Objective -> Everything in the listing except the pictures should be written out exactly.
— Start Material provided —
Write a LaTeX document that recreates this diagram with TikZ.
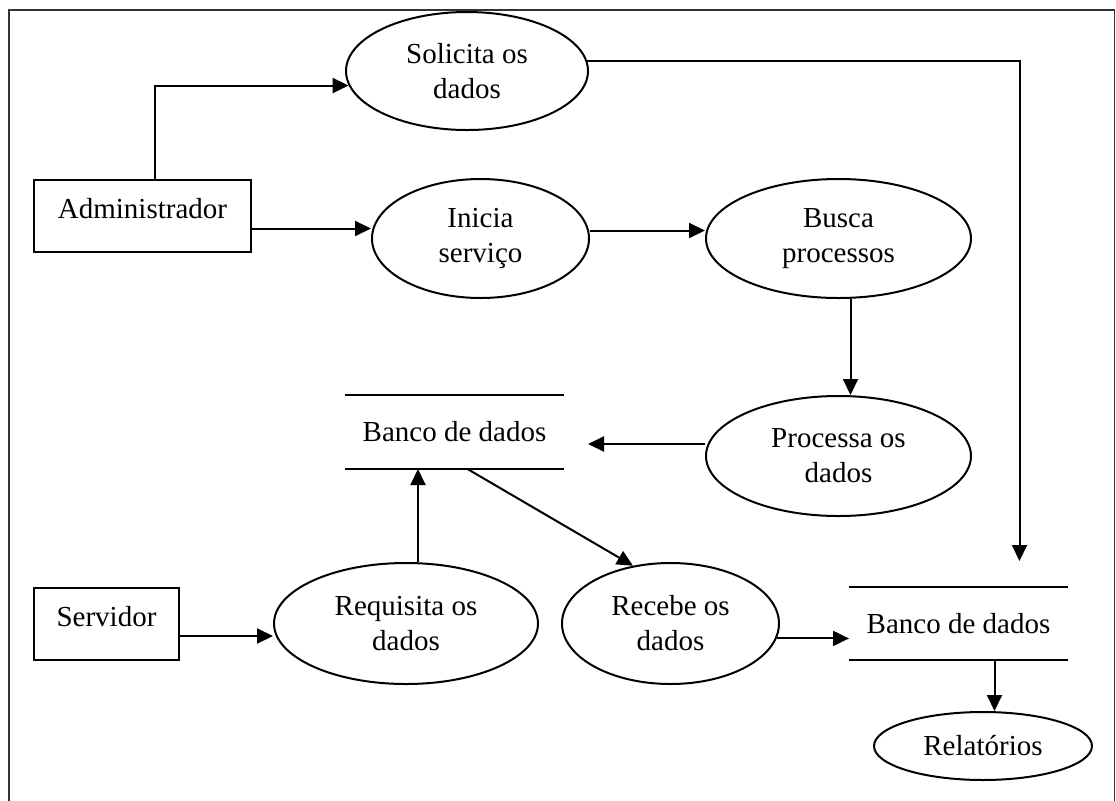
\documentclass[tikz,border=0pt]{standalone}
\usepackage{fontspec}
\setmainfont{Liberation Serif}
\usetikzlibrary{shapes.geometric, arrows.meta}
\tikzset{
	processo/.style={ellipse, draw, inner sep=0pt, align=center},
	entidade/.style={rectangle, draw, inner sep=0pt, minimum height=36pt, text depth=8pt},
	deposito/.style={rectangle, inner sep=0pt, minimum width=108.5pt, minimum height=36pt},
	seta/.style={-{Triangle[length=8pt,width=7.5pt]}},
}
\begin{document}
\begin{tikzpicture}[x=0.5pt, y=-0.5pt, line width=1pt, font=\fontsize{14.5pt}{17.5pt}\selectfont]
		\useasboundingbox (0,0) rectangle (1116,800);
		% the frame
		\draw[line width=0.6pt, black!80] (9,10) rectangle (1114.5,830);

		% external entities
		\node[entidade, minimum width=108.5pt] (adm) at (142.5,216) {Administrador};
		\node[entidade, minimum width=72.5pt] (serv) at (106.5,624) {Servidor};

		% processes
		\node[processo, minimum width=121pt, minimum height=59pt] (sol) at (467,71) {Solicita os\\dados};
		\node[processo, minimum width=108.5pt, minimum height=59.5pt] (ini) at (480.5,238.5) {Inicia\\servi\c{c}o};
		\node[processo, minimum width=132.5pt, minimum height=59.5pt] (bus) at (838.5,238.5) {Busca\\processos};
		\node[processo, minimum width=132.5pt, minimum height=60pt] (pro) at (838.5,456) {Processa os\\dados};
		\node[processo, minimum width=132pt, minimum height=60.5pt] (req) at (406,623.5) {Requisita os\\dados};
		\node[processo, minimum width=108.5pt, minimum height=60.5pt] (rec) at (670.5,623.5) {Recebe os\\dados};
		\node[processo, minimum width=109pt, minimum height=34pt] (rel) at (983,746) {Relat\'orios};

		% data stores
		\node[deposito] (banco1) at (454.5,432) {Banco de dados};
		\node[deposito, minimum height=35.5pt] (banco2) at (958.5,623.5) {Banco de dados};
		\draw (banco1.north west) -- (banco1.north east);
		\draw (banco1.south west) -- (banco1.south east);
		\draw (banco2.north west) -- (banco2.north east);
		\draw (banco2.south west) -- (banco2.south east);

		% the arrows
		\draw[seta] ([xshift=6pt]adm.north) |- (sol.187);
		\draw[seta, shorten >=13pt] (sol.5) -| ([xshift=30.5pt]banco2.north);
		\draw[seta] ([yshift=5pt]ini.west -| adm.east) -- ([yshift=5pt]ini.west);
		\draw[seta] ([yshift=4pt]ini.east) -- ([yshift=4pt]ini.east -| bus.west);
		\draw[seta] ([xshift=6pt]bus.south) -- ([xshift=6pt]pro.north);
		\draw[seta, shorten >=12pt] ([yshift=6pt]pro.west) -- ([yshift=6pt]pro.west -| banco1.east);
		\draw[seta] ([xshift=6pt]req.north) -- ([xshift=6pt]req.north |- banco1.south);
		\draw[seta] ([xshift=6.5pt]banco1.south) -- (rec.123);
		\draw[seta] ([yshift=-6pt]serv.east) -- ([yshift=-6pt]serv.east -| req.west);
		\draw[seta] (rec.-8) -- (rec.-8 -| banco2.west);
		\draw[seta] ([xshift=18pt]banco2.south) -- ([xshift=18pt]banco2.south |- rel.north);
	\end{tikzpicture}
\end{document}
— End Material provided —
Result for this exercise ->
Write a LaTeX document that recreates this diagram with TikZ.
\documentclass[tikz,border=0pt]{standalone}
\usepackage{fontspec}
\setmainfont{Liberation Serif}
\usetikzlibrary{shapes.geometric, arrows.meta}
\tikzset{
	processo/.style={ellipse, draw, inner sep=0pt, align=center},
	entidade/.style={rectangle, draw, inner sep=0pt, minimum height=36pt, text depth=8pt},
	deposito/.style={rectangle, inner sep=0pt, minimum width=108.5pt, minimum height=36pt},
	seta/.style={-{Triangle[length=8pt,width=7.5pt]}},
}
\begin{document}
\begin{tikzpicture}[x=0.5pt, y=-0.5pt, line width=1pt, font=\fontsize{14.5pt}{17.5pt}\selectfont]
		\useasboundingbox (0,0) rectangle (1116,800);
		% the frame
		\draw[line width=0.6pt, black!80] (9,10) rectangle (1114.5,830);

		% external entities
		\node[entidade, minimum width=108.5pt] (adm) at (142.5,216) {Administrador};
		\node[entidade, minimum width=72.5pt] (serv) at (106.5,624) {Servidor};

		% processes
		\node[processo, minimum width=121pt, minimum height=59pt] (sol) at (467,71) {Solicita os\\dados};
		\node[processo, minimum width=108.5pt, minimum height=59.5pt] (ini) at (480.5,238.5) {Inicia\\servi\c{c}o};
		\node[processo, minimum width=132.5pt, minimum height=59.5pt] (bus) at (838.5,238.5) {Busca\\processos};
		\node[processo, minimum width=132.5pt, minimum height=60pt] (pro) at (838.5,456) {Processa os\\dados};
		\node[processo, minimum width=132pt, minimum height=60.5pt] (req) at (406,623.5) {Requisita os\\dados};
		\node[processo, minimum width=108.5pt, minimum height=60.5pt] (rec) at (670.5,623.5) {Recebe os\\dados};
		\node[processo, minimum width=109pt, minimum height=34pt] (rel) at (983,746) {Relat\'orios};

		% data stores
		\node[deposito] (banco1) at (454.5,432) {Banco de dados};
		\node[deposito, minimum height=35.5pt] (banco2) at (958.5,623.5) {Banco de dados};
		\draw (banco1.north west) -- (banco1.north east);
		\draw (banco1.south west) -- (banco1.south east);
		\draw (banco2.north west) -- (banco2.north east);
		\draw (banco2.south west) -- (banco2.south east);

		% the arrows
		\draw[seta] ([xshift=6pt]adm.north) |- (sol.187);
		\draw[seta, shorten >=13pt] (sol.5) -| ([xshift=30.5pt]banco2.north);
		\draw[seta] ([yshift=5pt]ini.west -| adm.east) -- ([yshift=5pt]ini.west);
		\draw[seta] ([yshift=4pt]ini.east) -- ([yshift=4pt]ini.east -| bus.west);
		\draw[seta] ([xshift=6pt]bus.south) -- ([xshift=6pt]pro.north);
		\draw[seta, shorten >=12pt] ([yshift=6pt]pro.west) -- ([yshift=6pt]pro.west -| banco1.east);
		\draw[seta] ([xshift=6pt]req.north) -- ([xshift=6pt]req.north |- banco1.south);
		\draw[seta] ([xshift=6.5pt]banco1.south) -- (rec.123);
		\draw[seta] ([yshift=-6pt]serv.east) -- ([yshift=-6pt]serv.east -| req.west);
		\draw[seta] (rec.-8) -- (rec.-8 -| banco2.west);
		\draw[seta] ([xshift=18pt]banco2.south) -- ([xshift=18pt]banco2.south |- rel.north);
	\end{tikzpicture}
\end{document}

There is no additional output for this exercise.